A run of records

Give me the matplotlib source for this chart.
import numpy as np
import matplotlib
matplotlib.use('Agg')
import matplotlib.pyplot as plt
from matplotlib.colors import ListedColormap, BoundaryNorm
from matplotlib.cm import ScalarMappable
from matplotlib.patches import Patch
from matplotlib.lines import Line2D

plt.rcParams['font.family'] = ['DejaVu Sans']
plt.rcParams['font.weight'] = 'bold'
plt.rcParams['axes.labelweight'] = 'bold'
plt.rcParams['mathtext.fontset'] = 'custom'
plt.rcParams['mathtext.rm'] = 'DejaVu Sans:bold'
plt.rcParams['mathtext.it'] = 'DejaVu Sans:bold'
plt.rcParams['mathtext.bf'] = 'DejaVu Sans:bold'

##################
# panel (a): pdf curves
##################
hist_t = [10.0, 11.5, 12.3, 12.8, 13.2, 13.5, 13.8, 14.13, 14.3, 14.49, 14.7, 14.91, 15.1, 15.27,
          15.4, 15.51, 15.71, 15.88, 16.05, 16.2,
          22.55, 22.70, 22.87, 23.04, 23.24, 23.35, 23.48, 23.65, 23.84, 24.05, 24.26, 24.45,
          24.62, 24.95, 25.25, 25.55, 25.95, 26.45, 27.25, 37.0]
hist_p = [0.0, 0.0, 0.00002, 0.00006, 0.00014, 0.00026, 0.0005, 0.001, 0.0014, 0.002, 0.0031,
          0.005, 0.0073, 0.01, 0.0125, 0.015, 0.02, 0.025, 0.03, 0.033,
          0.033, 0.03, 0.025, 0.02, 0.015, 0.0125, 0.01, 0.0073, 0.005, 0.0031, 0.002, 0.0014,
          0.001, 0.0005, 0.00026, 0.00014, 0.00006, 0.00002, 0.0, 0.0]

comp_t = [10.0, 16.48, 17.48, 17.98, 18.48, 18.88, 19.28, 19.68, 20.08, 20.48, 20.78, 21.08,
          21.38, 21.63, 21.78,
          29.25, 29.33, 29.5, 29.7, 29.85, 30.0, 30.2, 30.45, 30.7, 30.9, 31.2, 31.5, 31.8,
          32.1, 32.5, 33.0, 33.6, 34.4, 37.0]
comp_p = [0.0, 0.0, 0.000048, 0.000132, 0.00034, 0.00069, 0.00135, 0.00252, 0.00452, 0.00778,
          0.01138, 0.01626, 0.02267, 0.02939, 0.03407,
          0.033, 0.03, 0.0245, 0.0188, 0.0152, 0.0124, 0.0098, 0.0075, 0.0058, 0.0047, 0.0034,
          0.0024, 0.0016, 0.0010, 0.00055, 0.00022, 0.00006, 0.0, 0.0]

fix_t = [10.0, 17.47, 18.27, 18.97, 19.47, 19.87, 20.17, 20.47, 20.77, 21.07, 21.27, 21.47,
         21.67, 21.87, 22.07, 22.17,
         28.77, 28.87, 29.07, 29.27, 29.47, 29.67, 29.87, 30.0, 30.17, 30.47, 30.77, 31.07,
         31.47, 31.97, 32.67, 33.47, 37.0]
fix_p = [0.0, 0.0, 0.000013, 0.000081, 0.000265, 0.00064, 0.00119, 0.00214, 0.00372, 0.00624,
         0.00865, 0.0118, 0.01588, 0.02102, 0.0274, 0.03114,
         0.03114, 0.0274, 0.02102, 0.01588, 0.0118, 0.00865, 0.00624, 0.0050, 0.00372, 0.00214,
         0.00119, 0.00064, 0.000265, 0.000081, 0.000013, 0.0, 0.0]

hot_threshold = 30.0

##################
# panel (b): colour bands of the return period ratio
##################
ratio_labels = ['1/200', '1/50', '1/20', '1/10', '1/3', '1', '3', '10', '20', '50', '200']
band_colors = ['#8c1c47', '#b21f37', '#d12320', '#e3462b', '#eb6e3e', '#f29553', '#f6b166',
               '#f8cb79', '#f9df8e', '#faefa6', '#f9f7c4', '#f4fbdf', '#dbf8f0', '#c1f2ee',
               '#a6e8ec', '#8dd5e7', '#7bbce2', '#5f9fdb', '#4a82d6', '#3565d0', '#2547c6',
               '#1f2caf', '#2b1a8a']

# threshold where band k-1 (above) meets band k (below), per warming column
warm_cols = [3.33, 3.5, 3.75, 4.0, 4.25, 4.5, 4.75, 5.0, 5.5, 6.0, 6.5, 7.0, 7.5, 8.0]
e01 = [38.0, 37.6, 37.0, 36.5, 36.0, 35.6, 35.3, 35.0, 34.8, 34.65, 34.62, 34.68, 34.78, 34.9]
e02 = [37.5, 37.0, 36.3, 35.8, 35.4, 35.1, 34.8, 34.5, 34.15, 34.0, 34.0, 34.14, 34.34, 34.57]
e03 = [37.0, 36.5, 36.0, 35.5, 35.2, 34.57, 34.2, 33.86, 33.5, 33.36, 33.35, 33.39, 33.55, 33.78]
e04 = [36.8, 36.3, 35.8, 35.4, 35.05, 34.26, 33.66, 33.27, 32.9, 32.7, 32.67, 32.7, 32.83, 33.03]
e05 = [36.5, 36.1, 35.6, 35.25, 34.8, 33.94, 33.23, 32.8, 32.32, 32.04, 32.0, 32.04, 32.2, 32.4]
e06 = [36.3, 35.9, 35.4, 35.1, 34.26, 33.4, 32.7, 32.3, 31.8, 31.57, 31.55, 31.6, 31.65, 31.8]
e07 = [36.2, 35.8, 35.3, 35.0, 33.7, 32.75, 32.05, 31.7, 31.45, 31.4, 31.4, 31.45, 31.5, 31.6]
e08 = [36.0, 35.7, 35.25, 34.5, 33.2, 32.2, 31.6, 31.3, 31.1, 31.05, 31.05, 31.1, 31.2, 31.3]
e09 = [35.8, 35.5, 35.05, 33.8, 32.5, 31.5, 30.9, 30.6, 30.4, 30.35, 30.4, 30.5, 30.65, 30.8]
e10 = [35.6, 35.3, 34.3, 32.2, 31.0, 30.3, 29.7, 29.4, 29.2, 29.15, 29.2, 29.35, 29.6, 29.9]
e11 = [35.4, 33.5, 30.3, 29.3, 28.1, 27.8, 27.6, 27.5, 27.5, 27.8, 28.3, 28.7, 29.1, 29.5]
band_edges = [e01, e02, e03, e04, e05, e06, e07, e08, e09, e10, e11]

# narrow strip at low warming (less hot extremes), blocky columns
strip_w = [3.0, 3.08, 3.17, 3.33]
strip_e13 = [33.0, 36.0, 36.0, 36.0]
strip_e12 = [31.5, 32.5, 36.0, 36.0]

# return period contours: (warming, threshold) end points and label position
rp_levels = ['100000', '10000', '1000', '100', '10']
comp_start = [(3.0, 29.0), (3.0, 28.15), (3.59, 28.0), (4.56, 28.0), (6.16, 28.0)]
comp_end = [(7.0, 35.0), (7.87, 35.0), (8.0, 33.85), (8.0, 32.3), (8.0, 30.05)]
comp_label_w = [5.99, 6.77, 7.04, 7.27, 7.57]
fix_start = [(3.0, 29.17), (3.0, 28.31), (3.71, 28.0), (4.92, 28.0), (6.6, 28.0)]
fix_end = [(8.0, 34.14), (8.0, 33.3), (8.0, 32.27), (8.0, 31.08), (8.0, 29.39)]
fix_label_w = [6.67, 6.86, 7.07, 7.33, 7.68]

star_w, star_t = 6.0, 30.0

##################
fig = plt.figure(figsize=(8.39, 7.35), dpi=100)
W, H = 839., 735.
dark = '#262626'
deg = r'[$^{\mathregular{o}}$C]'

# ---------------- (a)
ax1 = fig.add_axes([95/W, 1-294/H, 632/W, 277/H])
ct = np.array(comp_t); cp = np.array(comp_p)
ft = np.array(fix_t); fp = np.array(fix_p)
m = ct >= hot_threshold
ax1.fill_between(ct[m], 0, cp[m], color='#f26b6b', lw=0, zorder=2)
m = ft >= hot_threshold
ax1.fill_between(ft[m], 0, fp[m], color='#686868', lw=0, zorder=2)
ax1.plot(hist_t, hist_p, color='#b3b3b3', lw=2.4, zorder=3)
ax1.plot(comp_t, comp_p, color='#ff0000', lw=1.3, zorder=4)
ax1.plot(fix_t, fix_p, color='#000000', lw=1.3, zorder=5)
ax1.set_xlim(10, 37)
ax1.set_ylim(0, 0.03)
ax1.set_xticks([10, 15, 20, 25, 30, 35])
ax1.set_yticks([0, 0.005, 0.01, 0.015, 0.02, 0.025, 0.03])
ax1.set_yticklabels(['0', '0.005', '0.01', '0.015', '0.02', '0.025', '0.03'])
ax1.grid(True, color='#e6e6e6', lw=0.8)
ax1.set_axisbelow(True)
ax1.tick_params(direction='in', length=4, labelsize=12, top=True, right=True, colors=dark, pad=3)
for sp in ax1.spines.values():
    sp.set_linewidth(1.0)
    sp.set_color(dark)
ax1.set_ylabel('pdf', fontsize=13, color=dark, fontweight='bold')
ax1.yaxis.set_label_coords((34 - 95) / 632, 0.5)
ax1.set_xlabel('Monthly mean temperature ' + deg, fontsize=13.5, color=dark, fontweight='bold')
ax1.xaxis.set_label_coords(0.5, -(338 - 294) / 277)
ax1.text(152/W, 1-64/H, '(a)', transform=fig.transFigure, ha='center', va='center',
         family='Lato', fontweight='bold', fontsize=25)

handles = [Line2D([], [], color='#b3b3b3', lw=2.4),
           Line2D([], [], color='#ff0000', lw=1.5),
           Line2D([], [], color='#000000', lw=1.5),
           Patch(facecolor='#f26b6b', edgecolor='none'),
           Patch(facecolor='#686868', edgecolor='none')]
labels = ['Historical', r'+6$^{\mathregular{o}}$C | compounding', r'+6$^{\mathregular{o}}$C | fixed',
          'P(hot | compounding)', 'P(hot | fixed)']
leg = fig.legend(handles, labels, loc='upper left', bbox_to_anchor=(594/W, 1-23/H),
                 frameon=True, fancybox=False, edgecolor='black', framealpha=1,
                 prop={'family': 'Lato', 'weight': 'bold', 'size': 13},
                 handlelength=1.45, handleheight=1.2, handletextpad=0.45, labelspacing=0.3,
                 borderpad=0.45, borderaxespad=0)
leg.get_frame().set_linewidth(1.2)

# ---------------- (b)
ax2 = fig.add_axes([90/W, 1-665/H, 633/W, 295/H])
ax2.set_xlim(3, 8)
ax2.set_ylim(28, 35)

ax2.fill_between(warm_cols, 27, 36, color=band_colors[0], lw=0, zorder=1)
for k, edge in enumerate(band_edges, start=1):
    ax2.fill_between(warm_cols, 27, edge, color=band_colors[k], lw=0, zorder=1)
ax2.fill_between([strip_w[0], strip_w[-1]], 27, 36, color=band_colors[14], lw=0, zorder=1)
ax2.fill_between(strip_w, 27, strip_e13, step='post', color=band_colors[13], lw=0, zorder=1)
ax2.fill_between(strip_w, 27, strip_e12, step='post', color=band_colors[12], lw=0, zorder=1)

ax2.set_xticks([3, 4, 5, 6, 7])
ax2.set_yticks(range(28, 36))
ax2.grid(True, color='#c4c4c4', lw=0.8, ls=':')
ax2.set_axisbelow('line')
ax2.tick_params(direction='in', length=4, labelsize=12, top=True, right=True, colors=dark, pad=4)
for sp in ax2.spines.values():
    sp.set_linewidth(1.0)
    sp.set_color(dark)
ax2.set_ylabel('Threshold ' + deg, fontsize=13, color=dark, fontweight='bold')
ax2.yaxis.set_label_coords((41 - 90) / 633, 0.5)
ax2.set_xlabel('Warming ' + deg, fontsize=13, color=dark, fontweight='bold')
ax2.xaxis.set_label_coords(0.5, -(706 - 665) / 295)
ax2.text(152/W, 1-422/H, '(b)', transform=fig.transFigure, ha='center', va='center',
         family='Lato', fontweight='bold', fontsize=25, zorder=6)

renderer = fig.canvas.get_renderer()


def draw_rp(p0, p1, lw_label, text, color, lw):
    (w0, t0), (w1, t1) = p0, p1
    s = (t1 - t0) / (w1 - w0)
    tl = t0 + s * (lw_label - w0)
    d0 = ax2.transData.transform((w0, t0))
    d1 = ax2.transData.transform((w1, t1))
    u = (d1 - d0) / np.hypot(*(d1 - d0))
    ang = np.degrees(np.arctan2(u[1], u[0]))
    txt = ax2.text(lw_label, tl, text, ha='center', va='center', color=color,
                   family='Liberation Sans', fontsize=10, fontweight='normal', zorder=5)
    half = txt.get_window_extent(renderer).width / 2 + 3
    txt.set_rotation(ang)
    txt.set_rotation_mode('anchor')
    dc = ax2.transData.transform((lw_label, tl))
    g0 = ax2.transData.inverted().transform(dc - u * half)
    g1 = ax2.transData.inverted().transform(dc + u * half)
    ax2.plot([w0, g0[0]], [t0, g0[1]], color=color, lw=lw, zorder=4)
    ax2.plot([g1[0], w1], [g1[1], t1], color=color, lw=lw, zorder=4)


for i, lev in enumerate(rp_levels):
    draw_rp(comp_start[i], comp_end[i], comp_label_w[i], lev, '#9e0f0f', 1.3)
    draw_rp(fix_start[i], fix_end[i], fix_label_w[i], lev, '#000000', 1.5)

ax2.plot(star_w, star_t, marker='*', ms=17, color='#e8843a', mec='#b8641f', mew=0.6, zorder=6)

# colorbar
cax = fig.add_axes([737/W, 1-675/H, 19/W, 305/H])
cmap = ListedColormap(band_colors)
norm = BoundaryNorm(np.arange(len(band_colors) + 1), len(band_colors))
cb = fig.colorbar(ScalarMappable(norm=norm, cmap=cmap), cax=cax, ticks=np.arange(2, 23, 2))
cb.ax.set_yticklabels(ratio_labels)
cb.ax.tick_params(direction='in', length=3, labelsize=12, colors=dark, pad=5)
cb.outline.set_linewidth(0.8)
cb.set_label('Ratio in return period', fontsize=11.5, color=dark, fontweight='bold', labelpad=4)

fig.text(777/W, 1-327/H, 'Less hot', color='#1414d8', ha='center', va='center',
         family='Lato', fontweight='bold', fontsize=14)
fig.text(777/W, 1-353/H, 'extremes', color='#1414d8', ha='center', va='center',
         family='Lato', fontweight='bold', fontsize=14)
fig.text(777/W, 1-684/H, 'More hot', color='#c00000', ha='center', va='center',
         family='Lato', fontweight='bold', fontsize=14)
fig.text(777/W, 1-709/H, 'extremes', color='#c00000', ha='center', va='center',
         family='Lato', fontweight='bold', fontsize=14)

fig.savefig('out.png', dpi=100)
* * *
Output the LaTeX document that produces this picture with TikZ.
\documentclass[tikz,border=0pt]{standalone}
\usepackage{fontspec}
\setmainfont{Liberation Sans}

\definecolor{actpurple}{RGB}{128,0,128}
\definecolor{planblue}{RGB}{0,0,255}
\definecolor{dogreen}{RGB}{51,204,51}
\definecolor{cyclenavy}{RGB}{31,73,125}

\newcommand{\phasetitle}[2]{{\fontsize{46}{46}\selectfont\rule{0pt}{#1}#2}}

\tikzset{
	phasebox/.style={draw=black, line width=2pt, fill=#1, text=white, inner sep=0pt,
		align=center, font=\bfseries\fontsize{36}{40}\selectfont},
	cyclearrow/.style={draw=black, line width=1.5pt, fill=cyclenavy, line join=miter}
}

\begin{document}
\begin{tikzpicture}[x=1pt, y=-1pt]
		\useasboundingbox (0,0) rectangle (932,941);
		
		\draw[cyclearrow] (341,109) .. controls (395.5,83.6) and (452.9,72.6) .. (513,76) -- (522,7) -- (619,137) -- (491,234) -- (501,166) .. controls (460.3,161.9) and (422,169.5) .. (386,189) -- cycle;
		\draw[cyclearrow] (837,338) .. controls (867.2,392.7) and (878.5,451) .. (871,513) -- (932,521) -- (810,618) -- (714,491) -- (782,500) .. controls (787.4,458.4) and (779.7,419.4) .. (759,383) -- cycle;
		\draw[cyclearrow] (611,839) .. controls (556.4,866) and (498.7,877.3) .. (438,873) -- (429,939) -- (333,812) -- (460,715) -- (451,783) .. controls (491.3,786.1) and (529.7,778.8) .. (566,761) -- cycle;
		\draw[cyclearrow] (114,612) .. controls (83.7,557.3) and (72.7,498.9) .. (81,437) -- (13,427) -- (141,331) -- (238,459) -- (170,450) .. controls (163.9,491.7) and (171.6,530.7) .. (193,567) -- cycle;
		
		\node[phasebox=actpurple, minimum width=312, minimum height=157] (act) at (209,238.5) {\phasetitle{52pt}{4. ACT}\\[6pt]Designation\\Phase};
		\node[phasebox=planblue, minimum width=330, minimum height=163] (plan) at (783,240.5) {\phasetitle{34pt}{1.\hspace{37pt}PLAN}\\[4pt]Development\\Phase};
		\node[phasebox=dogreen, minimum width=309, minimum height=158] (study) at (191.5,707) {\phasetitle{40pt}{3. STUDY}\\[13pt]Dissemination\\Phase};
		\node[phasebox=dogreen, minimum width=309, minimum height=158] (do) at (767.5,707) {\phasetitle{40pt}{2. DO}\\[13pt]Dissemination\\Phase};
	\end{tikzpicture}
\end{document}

Your task – Quote exactly the lines running from the line with "Output the LaTeX" through the line with "(0,0) rectangle (932,941);", both ends included, and nothing more.

Finished exercise –
Output the LaTeX document that produces this picture with TikZ.
\documentclass[tikz,border=0pt]{standalone}
\usepackage{fontspec}
\setmainfont{Liberation Sans}

\definecolor{actpurple}{RGB}{128,0,128}
\definecolor{planblue}{RGB}{0,0,255}
\definecolor{dogreen}{RGB}{51,204,51}
\definecolor{cyclenavy}{RGB}{31,73,125}

\newcommand{\phasetitle}[2]{{\fontsize{46}{46}\selectfont\rule{0pt}{#1}#2}}

\tikzset{
	phasebox/.style={draw=black, line width=2pt, fill=#1, text=white, inner sep=0pt,
		align=center, font=\bfseries\fontsize{36}{40}\selectfont},
	cyclearrow/.style={draw=black, line width=1.5pt, fill=cyclenavy, line join=miter}
}

\begin{document}
\begin{tikzpicture}[x=1pt, y=-1pt]
		\useasboundingbox (0,0) rectangle (932,941);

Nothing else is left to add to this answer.